What is a good theme statement for the Lord of The Flies? What evidence supports this?
Perhaps the largest theme of William Golding's Lord of the Flies is that of the nature of human instinct and the dark impulses that seem to lurk beneath our carefully constructed social masks. Golding executes this theme by detailing the transformation of a group of young boys who are left stranded alone on an island, conveying their descent from innocent children into bloodthirsty savages.
This dynamic is particularly highlighted through the presence of Ralph--the boy who first assumes the role of leadership--and Jack--the boy who starts a coup that separates the tribe into rivaling factions. While Ralph represents civility and order, Jack symbolizes the thirst for power and the depravity of mankind. The separation of the tribes, the creation of an imagined beast who terrorizes the island, and the eventual murder of Piggy and Simon all suggest that human goodness is an illusion, one that barely masks the truth of what lies beneath: the impulse to seek control, to subjugate others, and to resort to cruelty as a means of serving one's personal interests.

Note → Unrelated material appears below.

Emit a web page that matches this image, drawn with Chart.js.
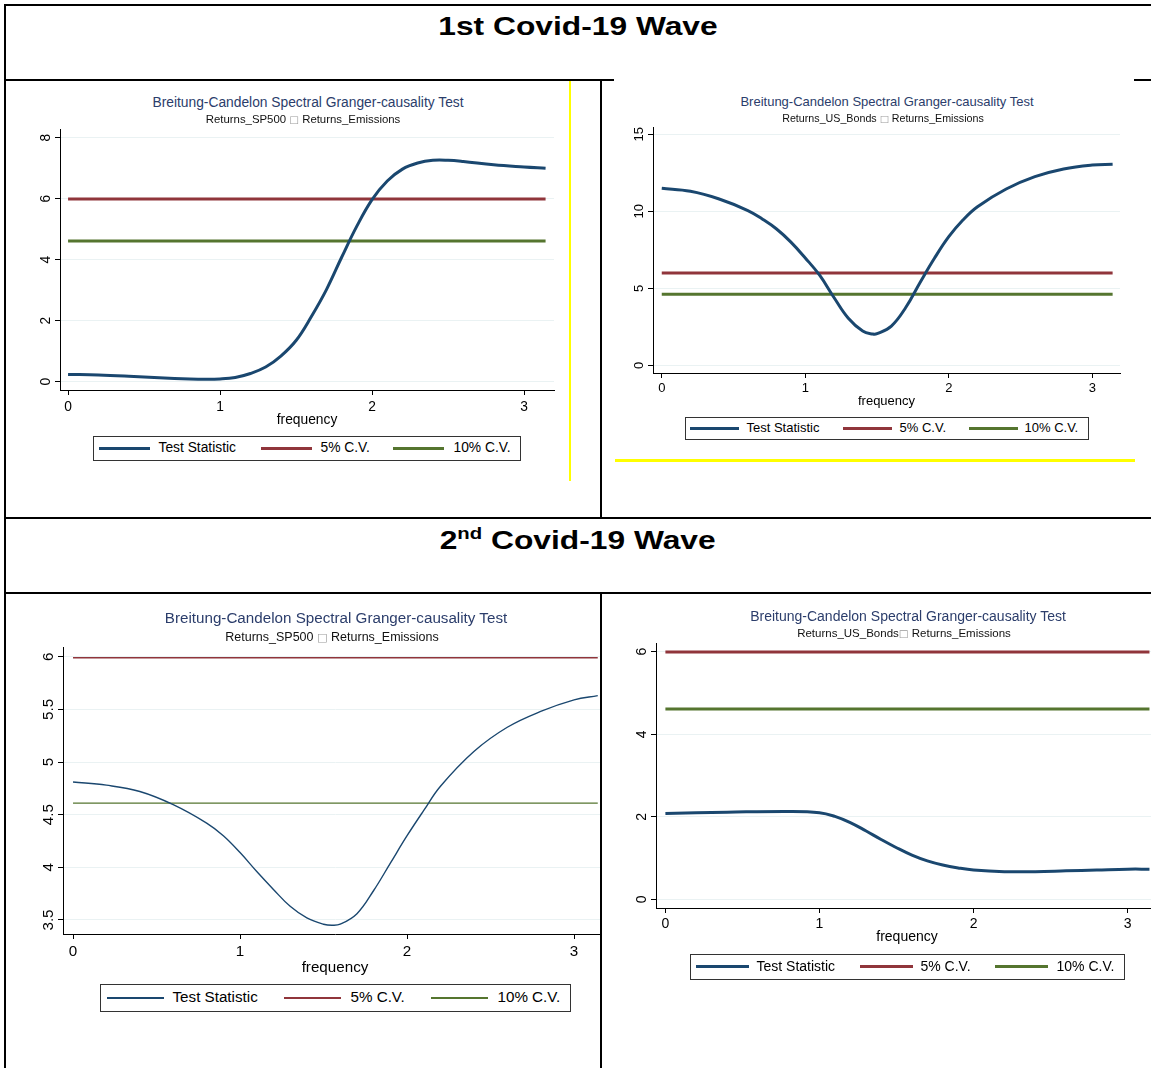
<!DOCTYPE html>
<html>
<head>
<meta charset="utf-8">
<title>Breitung-Candelon Spectral Granger-causality Test</title>
<script src="https://cdn.jsdelivr.net/npm/chart.js@4.4.1/dist/chart.umd.min.js"></script>
<style>
  html, body { margin: 0; padding: 0; background: #fff; }
  body { position: relative; width: 1151px; height: 1068px; overflow: hidden; font-family: "Liberation Sans", Arial, Helvetica, sans-serif; }
  .rule { position: absolute; background: #000; z-index: 5; }
  .yel { position: absolute; background: #ffff00; z-index: 5; }
  .wave { position: absolute; left: 5px; width: 1146px; text-align: center; font-weight: bold; font-size: 25px; line-height: 25px; color: #000; }
  .wave .in { display: inline-block; transform: scaleX(1.27); }
  .wave sup { font-size: 16px; line-height: 0; vertical-align: 10px; }
  .ttl, .sub { position: absolute; width: 600px; text-align: center; white-space: nowrap; }
  .ttl { color: #2b3d6b; }
  .sub { color: #111; }
  .tofu { color: #9a9a9a; font-family: "DejaVu Sans", sans-serif; font-size: 0.9em; }
  .leg { position: absolute; border: 1.5px solid #333; background: #fff; box-sizing: border-box; }
  .sw { position: absolute; }
  .lt { position: absolute; white-space: nowrap; color: #000; }
  canvas { position: absolute; }
  .clip { position: absolute; left: 0; top: 0; overflow: hidden; }
</style>
</head>
<body>

<div class="wave" style="top:14px"><span class="in">1st Covid-19 Wave</span></div>
<div class="wave" style="top:528px"><span class="in">2<sup>nd</sup> Covid-19 Wave</span></div>

<!-- table rules -->
<div class="rule" style="left:4px;top:4px;width:1147px;height:2px"></div>
<div class="rule" style="left:4px;top:4px;width:2px;height:1064px"></div>
<div class="rule" style="left:4px;top:79px;width:610px;height:2px"></div>
<div class="rule" style="left:1134px;top:79px;width:17px;height:2px"></div>
<div class="rule" style="left:4px;top:517px;width:1147px;height:2px"></div>
<div class="rule" style="left:4px;top:592px;width:1147px;height:2px"></div>
<div class="rule" style="left:600px;top:80px;width:2px;height:438px"></div>
<div class="rule" style="left:600px;top:593px;width:2px;height:475px"></div>
<div class="yel" style="left:569px;top:81px;width:2px;height:400px"></div>
<div class="yel" style="left:615px;top:459px;width:520px;height:3px"></div>

<script>
// values
const xTickVals = [0, 1, 2, 3];
const cv5 = 5.99;
const cv10 = 4.61;
const seriesNames = ['Test Statistic', '5% C.V.', '10% C.V.'];
const seriesColors = ['#1a476f', '#90353b', '#55752f'];

// 1st wave: Returns_SP500 -> Returns_Emissions
const freqW1a = [0, 0.2, 0.4, 0.6, 0.8, 0.9, 1.0, 1.1, 1.2, 1.3, 1.4, 1.5, 1.6, 1.7, 1.8, 1.9, 2.0, 2.1, 2.2, 2.3, 2.4, 2.5, 2.6, 2.8, 3.0, 3.1416];
const statW1a = [0.24, 0.22, 0.18, 0.13, 0.09, 0.08, 0.09, 0.14, 0.27, 0.48, 0.84, 1.35, 2.13, 3.02, 4.08, 5.1, 5.97, 6.58, 6.97, 7.17, 7.26, 7.26, 7.22, 7.11, 7.04, 7.0];
const yTicksW1a = [0, 2, 4, 6, 8];

// 1st wave: Returns_US_Bonds -> Returns_Emissions
const freqW1b = [0, 0.2, 0.4, 0.6, 0.7, 0.8, 0.9, 1.0, 1.1, 1.2, 1.3, 1.4, 1.47, 1.5, 1.6, 1.7, 1.8, 1.9, 2.0, 2.1, 2.2, 2.4, 2.6, 2.8, 3.0, 3.1416];
const statW1b = [11.49, 11.3, 10.8, 10.05, 9.5, 8.85, 8.0, 6.97, 5.85, 4.4, 3.05, 2.22, 2.03, 2.05, 2.55, 3.75, 5.38, 6.95, 8.35, 9.45, 10.3, 11.45, 12.25, 12.75, 13.0, 13.05];
const yTicksW1b = [0, 5, 10, 15];

// 2nd wave: Returns_SP500 -> Returns_Emissions
const freqW2a = [0, 0.2, 0.4, 0.6, 0.8, 0.9, 1.0, 1.1, 1.2, 1.3, 1.4, 1.5, 1.55, 1.6, 1.7, 1.8, 1.9, 2.0, 2.1, 2.2, 2.4, 2.6, 2.8, 3.0, 3.1416];
const statW2a = [4.81, 4.78, 4.72, 4.595, 4.42, 4.3, 4.14, 3.96, 3.79, 3.63, 3.52, 3.46, 3.45, 3.46, 3.56, 3.78, 4.04, 4.3, 4.54, 4.77, 5.1, 5.33, 5.48, 5.59, 5.63];
const yTicksW2a = [3.5, 4, 4.5, 5, 5.5, 6];

// 2nd wave: Returns_US_Bonds -> Returns_Emissions
const freqW2b = [0, 0.4, 0.8, 1.0, 1.1, 1.2, 1.3, 1.4, 1.5, 1.6, 1.7, 1.8, 1.9, 2.0, 2.2, 2.4, 2.6, 2.8, 3.0, 3.1416];
const statW2b = [2.08, 2.11, 2.13, 2.1, 2.01, 1.86, 1.66, 1.45, 1.25, 1.07, 0.93, 0.83, 0.76, 0.71, 0.67, 0.67, 0.69, 0.71, 0.73, 0.73];
const yTicksW2b = [0, 2, 4, 6];

const TITLE = 'Breitung-Candelon Spectral Granger-causality Test';

// page layout of each panel (plot area in page px)
const panels = [
  { freq: freqW1a, stat: statW1a, yTicks: yTicksW1a, x: [-0.053, 3.197], y: [-0.272, 8.285],
    area: [60, 129, 554, 390], xH: 38, font: 13.8, lw: 3, tickPad: 4,
    title: [308, 103], sub: [303, 120, 11.4, 'Returns_SP500', ' ', ' Returns_Emissions'],
    leg: { box: [93, 436, 428, 25], sw: [99, 261, 393], swW: 51, tx: [159, 321, 454] } },
  { freq: freqW1b, stat: statW1b, yTicks: yTicksW1b, x: [-0.061, 3.193], y: [-0.5, 15.474],
    area: [653, 127, 1120, 373], xH: 36, font: 13, lw: 3, tickPad: 3,
    title: [887, 102], sub: [883, 118, 10.7, 'Returns_US_Bonds', ' ', ' Returns_Emissions'],
    leg: { box: [685, 417, 404, 23], sw: [690, 843, 969], swW: 49, tx: [747, 900, 1025] } },
  { freq: freqW2a, stat: statW2a, yTicks: yTicksW2a, x: [-0.06, 3.197], y: [3.367, 6.092],
    area: [63, 647, 607, 934], xH: 43, font: 15.2, lw: 1.4, tickPad: 4, clip: 600,
    title: [336, 618], sub: [332, 637, 12.5, 'Returns_SP500', ' ', ' Returns_Emissions'],
    leg: { box: [100, 984, 471, 28], sw: [107, 284, 431], swW: 57, tx: [173, 351, 498] } },
  { freq: freqW2b, stat: statW2b, yTicks: yTicksW2b, x: [-0.061, 3.197], y: [-0.211, 6.211],
    area: [656, 643, 1158, 908], xH: 38, font: 14, lw: 3, tickPad: 3,
    title: [908, 616], sub: [904, 634, 11.5, 'Returns_US_Bonds', '', ' Returns_Emissions'],
    leg: { box: [690, 954, 435, 26], sw: [696, 860, 995], swW: 53, tx: [757, 921, 1057] } }
];

// Stata draws the y labels turned 90 degrees
const yLabels = {
  id: 'yLabels',
  afterDraw(chart, args, opts) {
    const s = chart.scales.y, ctx = chart.ctx;
    ctx.save();
    ctx.fillStyle = '#000';
    ctx.font = opts.size + 'px "Liberation Sans", Arial, sans-serif';
    ctx.textAlign = 'center';
    ctx.textBaseline = 'alphabetic';
    s.ticks.forEach(t => {
      ctx.save();
      ctx.translate(chart.chartArea.left - opts.gap, s.getPixelForValue(t.value));
      ctx.rotate(-Math.PI / 2);
      ctx.fillText(String(t.value), 0, 0);
      ctx.restore();
    });
    ctx.restore();
  }
};

function addText(cls, cx, cy, size, html) {
  const d = document.createElement('div');
  d.className = cls;
  d.style.left = (cx - 300) + 'px';
  d.style.top = (cy - size * 0.6) + 'px';
  d.style.fontSize = size + 'px';
  d.style.lineHeight = (size * 1.2) + 'px';
  d.innerHTML = html;
  document.body.appendChild(d);
}

function addLegend(p) {
  const [bx, by, bw, bh] = p.leg.box;
  const box = document.createElement('div');
  box.className = 'leg';
  Object.assign(box.style, { left: bx + 'px', top: by + 'px', width: bw + 'px', height: bh + 'px' });
  const sh = Math.max(Math.round(p.lw), 2);
  seriesNames.forEach((name, i) => {
    const sw = document.createElement('div');
    sw.className = 'sw';
    Object.assign(sw.style, { left: (p.leg.sw[i] - bx - 1.5) + 'px', top: Math.round(bh / 2 - 1.5 - sh / 2) + 'px',
      width: p.leg.swW + 'px', height: sh + 'px', background: seriesColors[i] });
    const tx = document.createElement('div');
    tx.className = 'lt';
    Object.assign(tx.style, { left: (p.leg.tx[i] - bx - 1.5) + 'px', top: (bh / 2 - 1.5 - p.font * 0.6) + 'px',
      fontSize: p.font + 'px', lineHeight: (p.font * 1.2) + 'px' });
    tx.textContent = name;
    box.appendChild(sw);
    box.appendChild(tx);
  });
  document.body.appendChild(box);
}

function drawPanel(p) {
  const [L, T, R, B] = p.area;
  const yW = 40, padT = 12, padR = 14;
  const cv = document.createElement('canvas');
  cv.width = yW + (R - L) + padR;
  cv.height = padT + (B - T) + p.xH;
  cv.style.left = (L - yW) + 'px';
  cv.style.top = (T - padT) + 'px';
  if (p.clip) {
    const wrap = document.createElement('div');
    wrap.className = 'clip';
    wrap.style.width = p.clip + 'px';
    wrap.style.height = '1068px';
    wrap.appendChild(cv);
    document.body.appendChild(wrap);
  } else {
    document.body.appendChild(cv);
  }

  const last = p.freq[p.freq.length - 1];
  const flat = v => [{ x: p.freq[0], y: v }, { x: last, y: v }];
  const font = { family: '"Liberation Sans", Arial, sans-serif', size: p.font };

  new Chart(cv, {
    type: 'line',
    data: {
      datasets: [
        { label: seriesNames[0], data: p.freq.map((f, i) => ({ x: f, y: p.stat[i] })), borderColor: seriesColors[0],
          borderWidth: p.lw, pointRadius: 0, tension: 0.4 },
        { label: seriesNames[1], data: flat(cv5), borderColor: seriesColors[1], borderWidth: p.lw, pointRadius: 0 },
        { label: seriesNames[2], data: flat(cv10), borderColor: seriesColors[2], borderWidth: p.lw, pointRadius: 0 }
      ]
    },
    options: {
      responsive: false,
      animation: false,
      devicePixelRatio: 1,
      layout: { padding: { top: padT, right: padR, left: 0, bottom: 0 } },
      plugins: { legend: { display: false }, tooltip: { enabled: false }, yLabels: { size: p.font, gap: 10 } },
      scales: {
        x: {
          type: 'linear', min: p.x[0], max: p.x[1],
          afterBuildTicks: s => { s.ticks = xTickVals.map(v => ({ value: v })); },
          afterFit: s => { s.height = p.xH; },
          ticks: { color: '#000', font, padding: p.tickPad, maxRotation: 0, callback: v => String(v) },
          grid: { drawOnChartArea: false, drawTicks: true, tickLength: 5, tickColor: '#000', tickWidth: 1 },
          border: { display: true, color: '#000', width: 1 },
          title: { display: true, text: 'frequency', color: '#000', font, padding: 0 }
        },
        y: {
          type: 'linear', min: p.y[0], max: p.y[1],
          afterBuildTicks: s => { s.ticks = p.yTicks.map(v => ({ value: v })); },
          afterFit: s => { s.width = yW; },
          ticks: { display: false },
          grid: { color: '#eaf2f3', lineWidth: 1, drawTicks: true, tickLength: 5, tickColor: '#000', tickWidth: 1 },
          border: { display: true, color: '#000', width: 1 }
        }
      }
    },
    plugins: [yLabels]
  });

  addText('ttl', p.title[0], p.title[1], p.font, TITLE);
  addText('sub', p.sub[0], p.sub[1], p.sub[2], p.sub[3] + p.sub[4] + '<span class="tofu">&#9633;</span>' + p.sub[5]);
  addLegend(p);
}

panels.forEach(drawPanel);
</script>
</body>
</html>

The themes of Lord of the Flies are classic, not clich`e. It is clearly a story of good vs. evil, and the conflict between the boys and nature speaks volumes about human nature and the social contract in modern society.
Readers do not often discuss the phenomenon of mob psychology as it relates to the choir/hunters and the deaths of Simon and Piggy. How do their words, actions, and habits support anonymity as part of a mob? Does it pardon their actions?

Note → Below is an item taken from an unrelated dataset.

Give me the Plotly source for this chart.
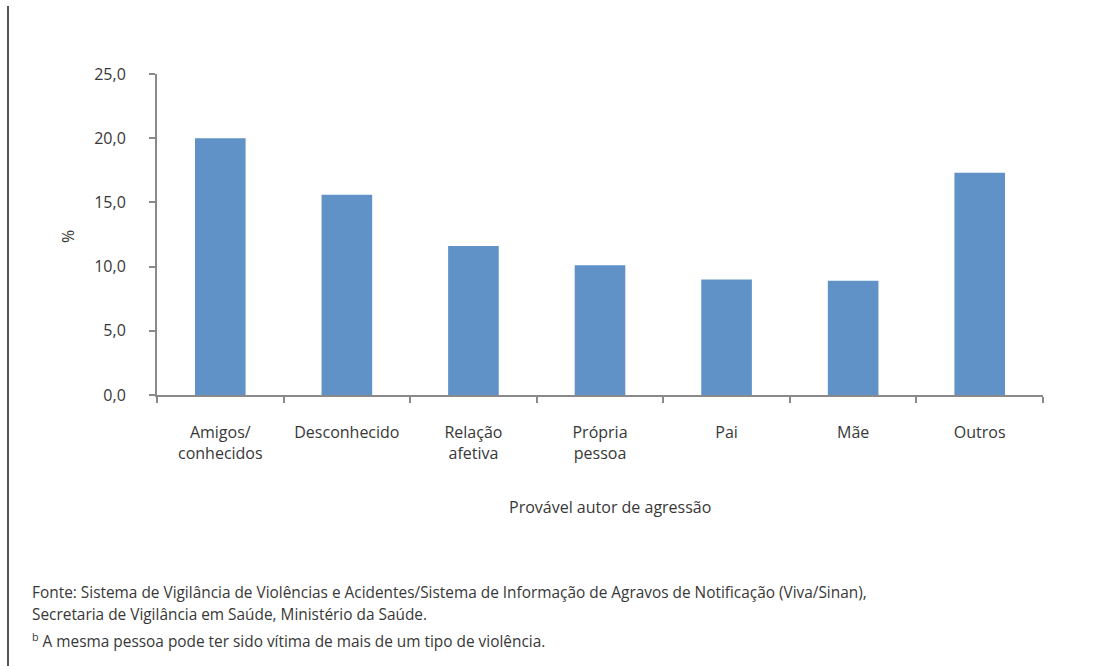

A good theme statement for Lord of the Flies would be as follows: innocence is an illusion and human nature tends toward evil. Children are thought to be innocent and good, but when the kids from the novel are stranded, they end up tormenting and murdering each other. While they start out in an organized way, the ever important power struggle erupts between the two leaders (Ralph and Jack) and then quickly effects all the other boys.
Readers must remember that Golding wrote LOTF in response to horrible things that he had experienced in the Navy during WWII. Golding's novel serves as a harsh commentary on the weakness of humanity and the rotting effect of power. Golding's young characters crash land on a virtual garden of Eden, but by the time they leave they have turned the island into a gutted, flaming Hell.